Monday, February 1, 2010

Desire

I was shopping for a headboard the other day but while in the store I saw a piece of furniture I can't get out of my mind. I really want it, I know where I could put it, I keep thinking about it and wondering in the grand scheme of our finances how I could justify buying a piece of furniture that I don't need but really really want. I don't get these strong desires for things very often. I get strong desires to travel, to be somewhere else etc. but not often at all for furniture. I think this is odd. Why would a piece of furniture grab my attention...it has been 3 days and I still am thinking of ways to buy it. As soon as I get it in the house, I know it will fill every furniture need I have. I will never want another piece of furniture again. This will be my last purchase for the rest of my life...promise!
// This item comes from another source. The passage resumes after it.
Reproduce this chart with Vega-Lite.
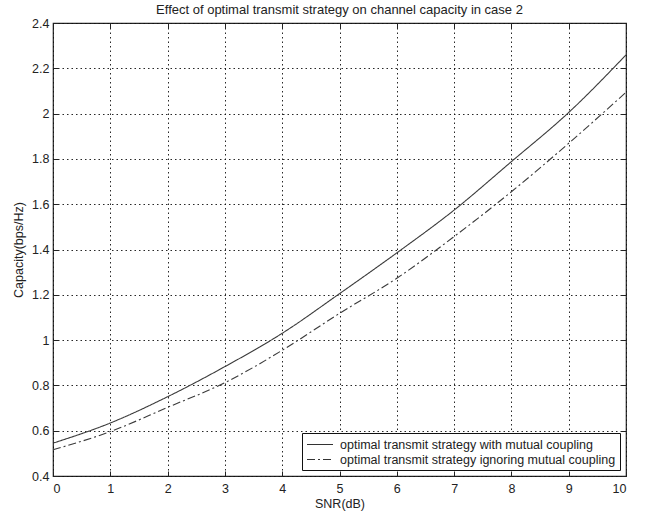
{
  "$schema": "https://vega.github.io/schema/vega-lite/v6.json",
  "width": 573,
  "height": 453,
  "autosize": "none",
  "padding": {"left": 53, "top": 23, "right": 24, "bottom": 38},
  "background": "white",
  "title": {
    "text": "Effect of optimal transmit strategy on channel capacity in case 2",
    "fontSize": 13,
    "fontWeight": "normal",
    "font": "Liberation Sans",
    "color": "#222",
    "offset": 0,
    "anchor": "middle"
  },
  "config": {
    "view": {"stroke": "#222", "strokeWidth": 1.2},
    "axis": {
      "labelFont": "Liberation Sans",
      "titleFont": "Liberation Sans",
      "labelFontSize": 12.5,
      "titleFontSize": 12.5,
      "titleFontWeight": "normal",
      "labelColor": "#222",
      "titleColor": "#222",
      "domain": false,
      "tickColor": "#222",
      "tickSize": -5,
      "tickWidth": 1,
      "gridColor": "#111",
      "gridDash": [1.5, 3],
      "gridOpacity": 0.9,
      "gridWidth": 1
    }
  },
  "data": {
    "values": [
      {"snr": 0, "cap": 0.545, "series": "optimal transmit strategy with mutual coupling"},
      {"snr": 1, "cap": 0.634, "series": "optimal transmit strategy with mutual coupling"},
      {"snr": 2, "cap": 0.750, "series": "optimal transmit strategy with mutual coupling"},
      {"snr": 3, "cap": 0.883, "series": "optimal transmit strategy with mutual coupling"},
      {"snr": 4, "cap": 1.030, "series": "optimal transmit strategy with mutual coupling"},
      {"snr": 5, "cap": 1.205, "series": "optimal transmit strategy with mutual coupling"},
      {"snr": 6, "cap": 1.385, "series": "optimal transmit strategy with mutual coupling"},
      {"snr": 7, "cap": 1.574, "series": "optimal transmit strategy with mutual coupling"},
      {"snr": 8, "cap": 1.788, "series": "optimal transmit strategy with mutual coupling"},
      {"snr": 9, "cap": 2.005, "series": "optimal transmit strategy with mutual coupling"},
      {"snr": 10, "cap": 2.259, "series": "optimal transmit strategy with mutual coupling"},
      {"snr": 0, "cap": 0.516, "series": "optimal transmit strategy ignoring mutual coupling"},
      {"snr": 1, "cap": 0.596, "series": "optimal transmit strategy ignoring mutual coupling"},
      {"snr": 2, "cap": 0.703, "series": "optimal transmit strategy ignoring mutual coupling"},
      {"snr": 3, "cap": 0.812, "series": "optimal transmit strategy ignoring mutual coupling"},
      {"snr": 4, "cap": 0.955, "series": "optimal transmit strategy ignoring mutual coupling"},
      {"snr": 5, "cap": 1.118, "series": "optimal transmit strategy ignoring mutual coupling"},
      {"snr": 6, "cap": 1.273, "series": "optimal transmit strategy ignoring mutual coupling"},
      {"snr": 7, "cap": 1.457, "series": "optimal transmit strategy ignoring mutual coupling"},
      {"snr": 8, "cap": 1.655, "series": "optimal transmit strategy ignoring mutual coupling"},
      {"snr": 9, "cap": 1.869, "series": "optimal transmit strategy ignoring mutual coupling"},
      {"snr": 10, "cap": 2.094, "series": "optimal transmit strategy ignoring mutual coupling"}
    ]
  },
  "layer": [
    {
      "mark": {"type": "line", "interpolate": "monotone", "strokeWidth": 1.1, "color": "#3a3a3a"},
      "encoding": {
        "x": {
          "field": "snr", "type": "quantitative",
          "scale": {"domain": [0, 10], "nice": false, "zero": false},
          "axis": {"orient": "bottom", "values": [0,1,2,3,4,5,6,7,8,9,10], "grid": true, "title": "SNR(dB)", "labelPadding": 11, "titlePadding": 3}
        },
        "y": {
          "field": "cap", "type": "quantitative",
          "scale": {"domain": [0.4, 2.4], "nice": false, "zero": false},
          "axis": {"orient": "left", "values": [0.4,0.6,0.8,1,1.2,1.4,1.6,1.8,2,2.2,2.4], "format": "~g", "grid": true, "title": "Capacity(bps/Hz)", "labelPadding": 9, "titlePadding": 6}
        },
        "strokeDash": {
          "field": "series", "type": "nominal",
          "scale": {
            "domain": ["optimal transmit strategy with mutual coupling", "optimal transmit strategy ignoring mutual coupling"],
            "range": [[1, 0], [8, 3, 2, 3]]
          },
          "legend": {
            "title": null,
            "orient": "bottom-right",
            "offset": 6,
            "fillColor": "white",
            "strokeColor": "#111",
            "padding": 4,
            "rowPadding": 1,
            "symbolType": "M-1,0H3",
            "symbolSize": 169,
            "symbolStrokeWidth": 1.1,
            "symbolStrokeColor": "#333",
            "labelFont": "Liberation Sans",
            "labelFontSize": 12.5,
            "labelColor": "#222",
            "labelLimit": 400,
            "labelOffset": 19
          }
        }
      }
    },
    {
      "mark": {"type": "point", "opacity": 0},
      "encoding": {
        "x": {
          "field": "snr", "type": "quantitative",
          "axis": {"orient": "top", "values": [0,1,2,3,4,5,6,7,8,9,10], "labels": false, "grid": false, "title": null}
        },
        "y": {
          "field": "cap", "type": "quantitative",
          "axis": {"orient": "right", "values": [0.4,0.6,0.8,1,1.2,1.4,1.6,1.8,2,2.2,2.4], "labels": false, "grid": false, "title": null}
        }
      }
    }
  ],
  "resolve": {"scale": {"x": "shared", "y": "shared"}, "axis": {"x": "independent", "y": "independent"}}
}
I use to have this thing with purses what some women have with shoes. I wanted a new purse every few months. I did this for awhile until I realized that the desire for the new purse never lasted more then the few minutes it took me to empty my old purse into my new purse. It was then I realized the weaknesses of the new purse and what I really needed wasn't what I purchased but what I will purchase in the near future. I finally bought my last purse a year ago and now whenever I get the urge I empty my current purse into an older purse and the feeling of a new purse is present enough to suffice.
This new piece of furniture isn't like that though I tell myself...it really will fulfill me in ways I have yet to experience. All I have to do is go there and put it on my charge card...really, I will pay for it eventually and I won't ever be sorry I bought it...
Strange power desire has over our sensibilities...and this is just furniture.